He blinks, confused. “Why wouldn’t she be?”

“Because when I was … ?sedated I thought she died.”

His breath gusts out. “Oh my God, Diana.”

“I saw her on a FaceTime call, fighting to breathe,” I tell him. “And then she …” I can’t say it. I feel like I’ll jinx this unexpected resurrection. “I asked you about her, when I first woke up. You said you’d take care of everything. So I assumed that meant you knew what had happened. That you’d been talking to the memory care place and the funeral home and everything.”

“Well,” he says tentatively, “silver lining, right?”

“When I thought she’d died, I didn’t feel anything. I thought I was a monster.”

“Maybe you didn’t feel anything because on some unconscious level you knew it wasn’t real—”

“It felt real,” I snap, and I swipe at my eyes. “I want to visit her.”

“Okay. We will.”

“I think I need to go by myself,” I say.

“Then that gives you even more incentive to get better,” Finn replies, gentling his voice. “How’s rehab?”

“Torture,” I say, still sniffling. “Every inch of me aches and my bed has plastic under the sheets so I’m sweating bullets.”

“You won’t be there that long,” he says confidently. “It usually takes three times as long to get back to where you were after you’re intubated. So that would be fifteen days for you.”

“My physical therapist said two weeks.”

“You’ve always been an A student,” Finn says.

I peer through the screen at his face. “Did someone punch you?” I brush my finger along the orbital bones of my own face, mirroring where his is bruised.

“They’re from the N95 mask,” Finn says. “That’s how tight they have to be fitted to keep us safe. I don’t even notice it anymore. Of course, that’s probably because I’m always wearing the damn mask.”

All of a sudden, I am ashamed. I jumped all over Finn the minute the call connected, all but accusing him of not being more clear that my mother was healthy. Of course he couldn’t have known that I’d be doubting this. Plus, given the limited exposure I’ve allowed my mother in my life, she would not be anywhere near Finn’s first, fifth, or even fiftieth topic of conversation after I awakened from a medically induced coma. “I haven’t asked about your day,” I say. “How was it?”

Something in Finn changes, like a shade being drawn down, not to keep me out but to protect him from having to see what he doesn’t want to revisit. “It’s over,” Finn says. “That’s about the best thing I can say about it.” He smiles at me, and his eyes light again. “I thought maybe both of us could use a little treat right now.”

I snuggle down further in bed, curling on my side so that the phone is propped on the pillow beside me. “Does it involve a bath? Please tell me it involves a bath.”

He laughs. “I was thinking more like … ?porn.”

My jaw drops. “What? No! Someone could walk in here any minute …”

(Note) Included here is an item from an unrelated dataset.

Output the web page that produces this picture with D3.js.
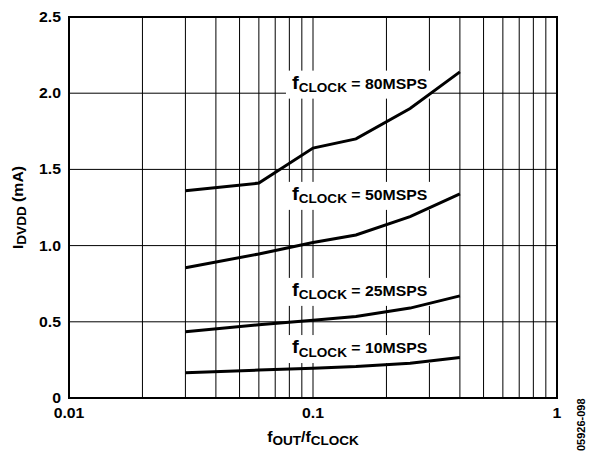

Finn starts typing, sharing his screen, and a moment later the Zillow website loads. “I didn’t specify what kind of porn,” he says.

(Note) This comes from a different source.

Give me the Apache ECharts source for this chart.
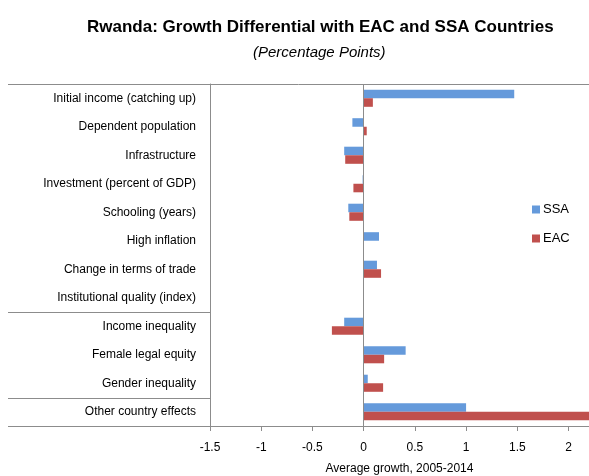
<!DOCTYPE html>
<html><head><meta charset="utf-8">
<script src="https://cdn.jsdelivr.net/npm/echarts@6/dist/echarts.min.js"></script>
<style>html,body{margin:0;padding:0;background:#fff}#c{width:589px;height:476px}</style>
</head><body><div id="c"></div>
<script>
const categories = ["Initial income (catching up)","Dependent population","Infrastructure","Investment (percent of GDP)","Schooling (years)","High inflation","Change in terms of trade","Institutional quality (index)","Income inequality","Female legal equity","Gender inequality","Other country effects"];
const ssa = [1.47,-0.11,-0.19,-0.01,-0.15,0.15,0.13,0,-0.19,0.41,0.04,1.0];
const eac = [0.09,0.03,-0.18,-0.10,-0.14,0,0.17,0,-0.31,0.20,0.19,2.3];
const xTicks = {min:-1.5, max:2.2, interval:0.5};
const groupBreaks = [7, 10]; // separator after these category indices

const FONT = "'Liberation Sans', Arial, sans-serif";
const chart = echarts.init(document.getElementById('c'), null, {renderer:'canvas'});
const GRID = {left:210, right:0, top:84, bottom:50, containLabel:false, outerBoundsMode:'none'};
chart.setOption({
  animation:false,
  textStyle:{fontFamily:FONT},
  title:[
    {text:'Rwanda: Growth Differential with EAC and SSA Countries', left:82, top:14,
     textStyle:{fontSize:17, fontWeight:'bold', color:'#000', fontFamily:FONT}},
    {text:'(Percentage Points)', left:248, top:40,
     textStyle:{fontSize:15, fontStyle:'italic', fontWeight:'normal', color:'#000', fontFamily:FONT}}
  ],
  legend:{orient:'vertical', left:527, top:198, itemWidth:8, itemHeight:8, itemGap:16,
    icon:'rect', textStyle:{fontSize:13, color:'#000', fontFamily:FONT, padding:[0,0,0,-2]},
    data:['SSA','EAC']},
  grid:GRID,
  xAxis:{type:'value', min:xTicks.min, max:xTicks.max, interval:xTicks.interval,
    axisLine:{show:true, lineStyle:{color:'#8c8c8c', width:1}},
    axisTick:{show:true, length:5, lineStyle:{color:'#8c8c8c'}},
    splitLine:{show:false},
    axisLabel:{fontSize:12, color:'#000', margin:16, showMaxLabel:false, fontFamily:FONT},
    name:'Average growth, 2005-2014', nameLocation:'middle', nameGap:37,
    nameTextStyle:{fontSize:12, color:'#000', fontFamily:FONT}},
  yAxis:{type:'category', inverse:true, data:categories,
    axisLine:{show:true, onZero:false, lineStyle:{color:'#8c8c8c', width:1}},
    axisTick:{show:false},
    axisLabel:{fontSize:12, color:'#000', margin:14, fontFamily:FONT}},
  series:[
    {name:'SSA', type:'bar', data:ssa, barWidth:'30%', barGap:'0%', itemStyle:{color:'#659ADB'},
     markLine:{silent:true, symbol:'none', label:{show:false}, lineStyle:{color:'#8c8c8c', type:'solid', width:1},
       data:[{xAxis:0}]}},
    {name:'EAC', type:'bar', data:eac, barWidth:'30%', barGap:'0%', itemStyle:{color:'#C0504D'}}
  ]
});

function addLines(){
  const W = chart.getWidth();
  const step = chart.convertToPixel({yAxisIndex:0}, categories[1]) - chart.convertToPixel({yAxisIndex:0}, categories[0]);
  const y0 = chart.convertToPixel({yAxisIndex:0}, categories[0]) - step/2;
  const yEnd = chart.convertToPixel({yAxisIndex:0}, categories[categories.length-1]) + step/2;
  const x0 = chart.convertToPixel({xAxisIndex:0}, xTicks.min);
  const els = [];
  const ls = {stroke:'#8c8c8c', lineWidth:1};
  els.push({type:'line', shape:{x1:8, y1:Math.round(y0)+0.5, x2:W, y2:Math.round(y0)+0.5}, style:ls, silent:true});
  els.push({type:'line', shape:{x1:8, y1:Math.round(yEnd)+0.5, x2:x0, y2:Math.round(yEnd)+0.5}, style:ls, silent:true});
  groupBreaks.forEach(i=>{
    const y = (chart.convertToPixel({yAxisIndex:0}, categories[i]) + chart.convertToPixel({yAxisIndex:0}, categories[i+1]))/2;
    els.push({type:'line', shape:{x1:8, y1:Math.round(y)+0.5, x2:x0, y2:Math.round(y)+0.5}, style:ls, silent:true});
  });
  chart.setOption({graphic:{elements:els}});
}
addLines();
</script></body></html>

I cannot help but grin. Finn and I have spent so many lazy Sunday mornings in bed with coffee and bagels and a laptop balanced between us, surfing through the real estate of our dreams. Most homes were out of our price range, but it was fun to fantasize. Some were just ridiculous—sprawling mansions in the Hamptons, a functional ranch in Wyoming, an actual treehouse in North Carolina. We would scroll through the pictures, scripting our future: This screened porch is where we’ll eat the saved piece of wedding cake on our first anniversary. This is the alcove room we’ll paint yellow when we find out we’re having a baby. This is the yard where we build her swing set when she’s old enough. The carpet in this room has to go, because our Bernese puppy will pee on it.

Finn loads a modest Victorian with an actual turret. “That’s cute,” I say. “Where is it?”

“White Plains,” he says. “Not a bad commute.”

The house is pink, with violet trim. “It’s a little Hansel and Gretel.”

“Exactly. Perfect for a fairy-tale ending.”